Il ajoute : «À nous, le Luxembourg, de soutenir cela.» Une telle initiative européenne est loin d’être acquise pour autant, puisqu’elle ne fait pas l’unanimité. «J’étais en Pologne la semaine dernière et nous avions un texte sur la table pour condamner ce qui se passe aujourd’hui en Israël. Mais les Tchèques ont dit non. Pourquoi?
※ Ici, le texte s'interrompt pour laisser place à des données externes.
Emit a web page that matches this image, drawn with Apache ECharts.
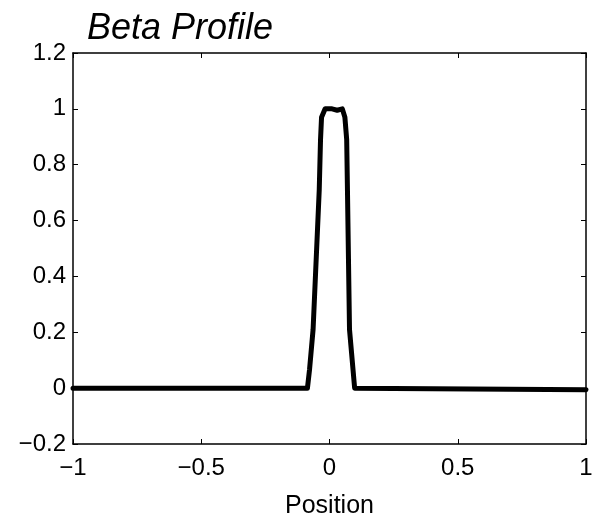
<!DOCTYPE html>
<html>
<head>
<meta charset="utf-8">
<script src="https://cdn.jsdelivr.net/npm/echarts@6/dist/echarts.min.js"></script>
<style>
  html, body { margin: 0; padding: 0; background: #fff; }
  #chart { width: 596px; height: 516px; }
</style>
</head>
<body>
<div id="chart"></div>
<script>
// Beta profile sampled along position
const position = [-1, -0.6, -0.3, -0.086, -0.078, -0.064, -0.04, -0.035, -0.031, -0.017, 0.01, 0.03, 0.05, 0.06, 0.067, 0.07, 0.078, 0.098, 0.4, 0.7, 1];
const beta     = [0.0, 0.0, 0.0, 0.0, 0.065, 0.21, 0.71, 0.89, 0.97, 1.0, 1.0, 0.995, 1.0, 0.97, 0.89, 0.71, 0.21, 0.0, -0.002, -0.004, -0.006];

const xTicks = [-1, -0.5, 0, 0.5, 1];
const yTicks = [-0.2, 0, 0.2, 0.4, 0.6, 0.8, 1, 1.2];

const FONT = 'Liberation Sans';
const fmt = v => {
  const r = Math.round(v * 10) / 10;
  return (r < 0 ? '\u2212' : '') + String(Math.abs(r));
};

const boxLine = { show: true, onZero: false, lineStyle: { color: '#000', width: 1.5 } };
const tickIn = { show: true, inside: true, length: 5, lineStyle: { color: '#000', width: 1 } };

const chart = echarts.init(document.getElementById('chart'), null, { renderer: 'canvas' });
chart.setOption({
  animation: false,
  backgroundColor: '#fff',
  title: {
    text: 'Beta Profile',
    left: 82,
    top: 6,
    textStyle: { fontFamily: FONT, fontStyle: 'italic', fontWeight: 'normal', fontSize: 36, color: '#000' }
  },
  grid: { left: 73, right: 10, top: 53, bottom: 72, containLabel: false, outerBoundsMode: 'none' },
  xAxis: [
    {
      type: 'value', min: xTicks[0], max: xTicks[xTicks.length - 1], interval: 0.5,
      name: 'Position', nameLocation: 'middle', nameGap: 50,
      nameTextStyle: { fontFamily: FONT, fontSize: 25, color: '#000' },
      axisLine: boxLine, axisTick: tickIn,
      axisLabel: { fontFamily: FONT, fontSize: 24, color: '#000', margin: 12, formatter: fmt },
      splitLine: { show: false }
    },
    {
      type: 'value', position: 'top', min: xTicks[0], max: xTicks[xTicks.length - 1], interval: 0.5,
      axisLine: boxLine, axisTick: tickIn, axisLabel: { show: false }, splitLine: { show: false }
    }
  ],
  yAxis: [
    {
      type: 'value', min: yTicks[0], max: yTicks[yTicks.length - 1], interval: 0.2,
      axisLine: boxLine, axisTick: tickIn,
      axisLabel: { fontFamily: FONT, fontSize: 24, color: '#000', margin: 7, formatter: fmt },
      splitLine: { show: false }
    },
    {
      type: 'value', position: 'right', min: yTicks[0], max: yTicks[yTicks.length - 1], interval: 0.2,
      axisLine: boxLine, axisTick: tickIn, axisLabel: { show: false }, splitLine: { show: false }
    }
  ],
  series: [{
    type: 'line',
    xAxisIndex: 0,
    yAxisIndex: 0,
    data: position.map((x, i) => [x, beta[i]]),
    showSymbol: false,
    symbol: 'none',
    smooth: false,
    lineStyle: { color: '#000', width: 5, join: 'round', cap: 'round' }
  }]
});
</script>
</body>
</html>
Je ne sais toujours pas.»
La reconnaissance, juste un symbole
«Tant qu’il n’y aura pas de paix en Palestine, il n’y aura pas de sécurité pour Israël», estime le vice-Premier ministre. «S’ils ne comprennent pas que la solution, c’est seulement un cessez-le-feu et deux États qui vivent l’un avec l’autre, on n’avancera pas.»
Si ces mots sonnent comme l’annonce d’une prochaine reconnaissance, par le Luxembourg, d’un État de Palestine, il n’en est rien. «Ce n’est que du symbole, cela a un effet zéro», lance, lapidaire, Xavier Bettel. «Je sais que des partis au Luxembourg me disent « Reconnaissez la Palestine », mais aujourd’hui cela ne changera rien», ajoute-t-il.
Pour se justifier, le ministre avance que la reconnaissance doit faire partie d’un «package» qui comprend, selon lui, le désarmement du Hamas, une normalisation des relations des pays arabes avec Israël, une éducation moins radicale et la tenue d’élections. «Et dans ce cas-là, la reconnaissance interviendra au bon moment.»
D’ici là, le Grand-Duché compte sur «la France et d’autres grands pays» afin d’adopter une stratégie commune, car «plus on sera, plus on aura de l’impact». Et pourquoi ne pas compter sur Donald Trump qui, pour l’instant, ne s’est pas rendu en Israël et qui «peut nous surprendre aussi dans le bon sens».
Près de 15 millions d’euros d’aides
En 2024, 14 941 183 euros ont été versés aux territoires palestiniens occupés pour de l’aide aussi bien médicale et psychologique que diplomatique.
Soit, environ, 400 000 euros de plus qu’en 2023 et 1,8 million de moins que la somme prévue pour 2025. De quoi permettre à Xavier Bettel de glisser à «ceux qui critiquent le fait que l’on ne fait pas grand-chose» : «Je crois que l’on n’a jamais fait autant.»